> _GOAL_: Restate the whole of the material. Keep every word, and drop the pictures.

___ DATA SHOWN

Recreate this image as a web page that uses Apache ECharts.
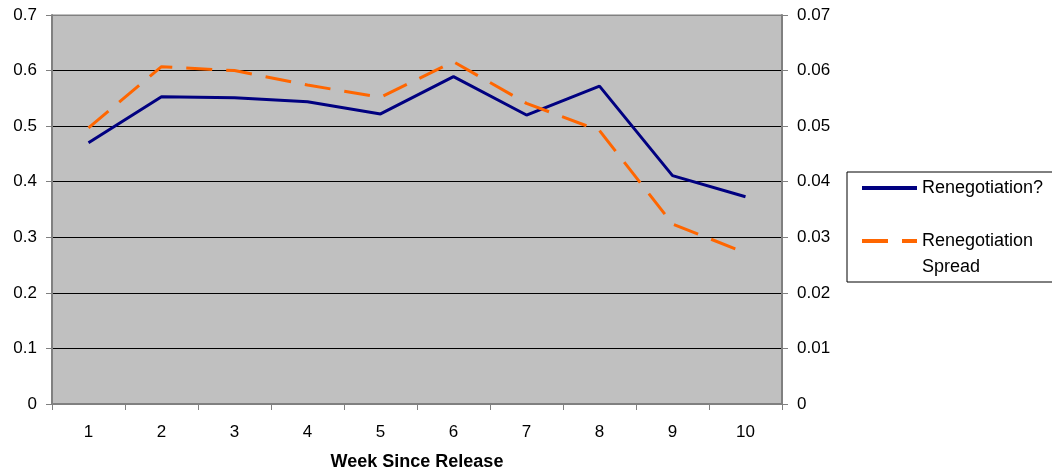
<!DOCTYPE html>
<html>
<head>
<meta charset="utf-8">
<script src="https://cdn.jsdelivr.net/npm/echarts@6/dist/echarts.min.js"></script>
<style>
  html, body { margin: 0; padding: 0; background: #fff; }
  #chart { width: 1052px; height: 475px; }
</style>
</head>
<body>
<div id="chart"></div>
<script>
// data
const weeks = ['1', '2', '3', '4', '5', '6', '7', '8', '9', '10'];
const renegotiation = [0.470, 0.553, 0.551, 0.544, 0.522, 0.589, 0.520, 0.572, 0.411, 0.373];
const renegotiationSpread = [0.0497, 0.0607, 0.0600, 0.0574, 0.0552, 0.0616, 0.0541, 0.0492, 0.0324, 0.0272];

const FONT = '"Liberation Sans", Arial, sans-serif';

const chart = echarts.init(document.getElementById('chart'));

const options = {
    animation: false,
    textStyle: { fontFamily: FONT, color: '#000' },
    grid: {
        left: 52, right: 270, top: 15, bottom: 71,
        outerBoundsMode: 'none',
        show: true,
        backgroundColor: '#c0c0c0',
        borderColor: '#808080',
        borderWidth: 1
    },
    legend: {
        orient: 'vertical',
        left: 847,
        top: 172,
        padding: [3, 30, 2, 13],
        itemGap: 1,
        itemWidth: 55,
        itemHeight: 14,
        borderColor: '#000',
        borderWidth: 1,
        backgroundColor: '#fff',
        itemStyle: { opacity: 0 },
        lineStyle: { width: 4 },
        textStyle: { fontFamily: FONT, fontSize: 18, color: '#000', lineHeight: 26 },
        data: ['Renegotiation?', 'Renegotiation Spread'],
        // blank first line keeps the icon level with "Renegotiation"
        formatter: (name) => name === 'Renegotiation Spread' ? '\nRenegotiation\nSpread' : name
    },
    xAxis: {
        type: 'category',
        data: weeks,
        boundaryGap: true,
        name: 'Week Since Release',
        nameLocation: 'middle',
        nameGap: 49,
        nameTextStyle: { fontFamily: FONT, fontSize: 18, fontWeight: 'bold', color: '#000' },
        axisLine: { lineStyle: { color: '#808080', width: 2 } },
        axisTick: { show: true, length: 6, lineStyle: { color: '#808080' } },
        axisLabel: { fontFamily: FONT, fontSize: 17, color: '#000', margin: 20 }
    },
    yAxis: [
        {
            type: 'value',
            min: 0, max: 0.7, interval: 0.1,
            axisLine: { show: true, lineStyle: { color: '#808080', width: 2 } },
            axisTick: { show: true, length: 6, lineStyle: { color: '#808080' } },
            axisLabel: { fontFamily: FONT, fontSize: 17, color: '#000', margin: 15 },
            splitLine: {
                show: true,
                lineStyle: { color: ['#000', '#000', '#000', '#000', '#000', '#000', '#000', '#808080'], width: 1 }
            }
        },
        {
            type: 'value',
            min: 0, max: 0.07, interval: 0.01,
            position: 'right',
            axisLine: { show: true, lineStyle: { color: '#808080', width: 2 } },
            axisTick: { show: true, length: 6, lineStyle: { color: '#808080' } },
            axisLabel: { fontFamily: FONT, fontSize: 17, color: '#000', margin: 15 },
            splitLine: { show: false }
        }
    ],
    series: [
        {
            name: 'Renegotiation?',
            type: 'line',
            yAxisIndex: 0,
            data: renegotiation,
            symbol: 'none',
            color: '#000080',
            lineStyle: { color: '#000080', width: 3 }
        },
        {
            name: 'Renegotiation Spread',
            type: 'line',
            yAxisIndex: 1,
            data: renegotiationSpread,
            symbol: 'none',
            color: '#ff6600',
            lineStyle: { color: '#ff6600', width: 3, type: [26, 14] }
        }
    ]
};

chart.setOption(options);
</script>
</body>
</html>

______

> _ANSWER TO THE TASK_:
Recreate this image as a web page that uses Apache ECharts.
<!DOCTYPE html>
<html>
<head>
<meta charset="utf-8">
<script src="https://cdn.jsdelivr.net/npm/echarts@6/dist/echarts.min.js"></script>
<style>
  html, body { margin: 0; padding: 0; background: #fff; }
  #chart { width: 1052px; height: 475px; }
</style>
</head>
<body>
<div id="chart"></div>
<script>
// data
const weeks = ['1', '2', '3', '4', '5', '6', '7', '8', '9', '10'];
const renegotiation = [0.470, 0.553, 0.551, 0.544, 0.522, 0.589, 0.520, 0.572, 0.411, 0.373];
const renegotiationSpread = [0.0497, 0.0607, 0.0600, 0.0574, 0.0552, 0.0616, 0.0541, 0.0492, 0.0324, 0.0272];

const FONT = '"Liberation Sans", Arial, sans-serif';

const chart = echarts.init(document.getElementById('chart'));

const options = {
    animation: false,
    textStyle: { fontFamily: FONT, color: '#000' },
    grid: {
        left: 52, right: 270, top: 15, bottom: 71,
        outerBoundsMode: 'none',
        show: true,
        backgroundColor: '#c0c0c0',
        borderColor: '#808080',
        borderWidth: 1
    },
    legend: {
        orient: 'vertical',
        left: 847,
        top: 172,
        padding: [3, 30, 2, 13],
        itemGap: 1,
        itemWidth: 55,
        itemHeight: 14,
        borderColor: '#000',
        borderWidth: 1,
        backgroundColor: '#fff',
        itemStyle: { opacity: 0 },
        lineStyle: { width: 4 },
        textStyle: { fontFamily: FONT, fontSize: 18, color: '#000', lineHeight: 26 },
        data: ['Renegotiation?', 'Renegotiation Spread'],
        // blank first line keeps the icon level with "Renegotiation"
        formatter: (name) => name === 'Renegotiation Spread' ? '\nRenegotiation\nSpread' : name
    },
    xAxis: {
        type: 'category',
        data: weeks,
        boundaryGap: true,
        name: 'Week Since Release',
        nameLocation: 'middle',
        nameGap: 49,
        nameTextStyle: { fontFamily: FONT, fontSize: 18, fontWeight: 'bold', color: '#000' },
        axisLine: { lineStyle: { color: '#808080', width: 2 } },
        axisTick: { show: true, length: 6, lineStyle: { color: '#808080' } },
        axisLabel: { fontFamily: FONT, fontSize: 17, color: '#000', margin: 20 }
    },
    yAxis: [
        {
            type: 'value',
            min: 0, max: 0.7, interval: 0.1,
            axisLine: { show: true, lineStyle: { color: '#808080', width: 2 } },
            axisTick: { show: true, length: 6, lineStyle: { color: '#808080' } },
            axisLabel: { fontFamily: FONT, fontSize: 17, color: '#000', margin: 15 },
            splitLine: {
                show: true,
                lineStyle: { color: ['#000', '#000', '#000', '#000', '#000', '#000', '#000', '#808080'], width: 1 }
            }
        },
        {
            type: 'value',
            min: 0, max: 0.07, interval: 0.01,
            position: 'right',
            axisLine: { show: true, lineStyle: { color: '#808080', width: 2 } },
            axisTick: { show: true, length: 6, lineStyle: { color: '#808080' } },
            axisLabel: { fontFamily: FONT, fontSize: 17, color: '#000', margin: 15 },
            splitLine: { show: false }
        }
    ],
    series: [
        {
            name: 'Renegotiation?',
            type: 'line',
            yAxisIndex: 0,
            data: renegotiation,
            symbol: 'none',
            color: '#000080',
            lineStyle: { color: '#000080', width: 3 }
        },
        {
            name: 'Renegotiation Spread',
            type: 'line',
            yAxisIndex: 1,
            data: renegotiationSpread,
            symbol: 'none',
            color: '#ff6600',
            lineStyle: { color: '#ff6600', width: 3, type: [26, 14] }
        }
    ]
};

chart.setOption(options);
</script>
</body>
</html>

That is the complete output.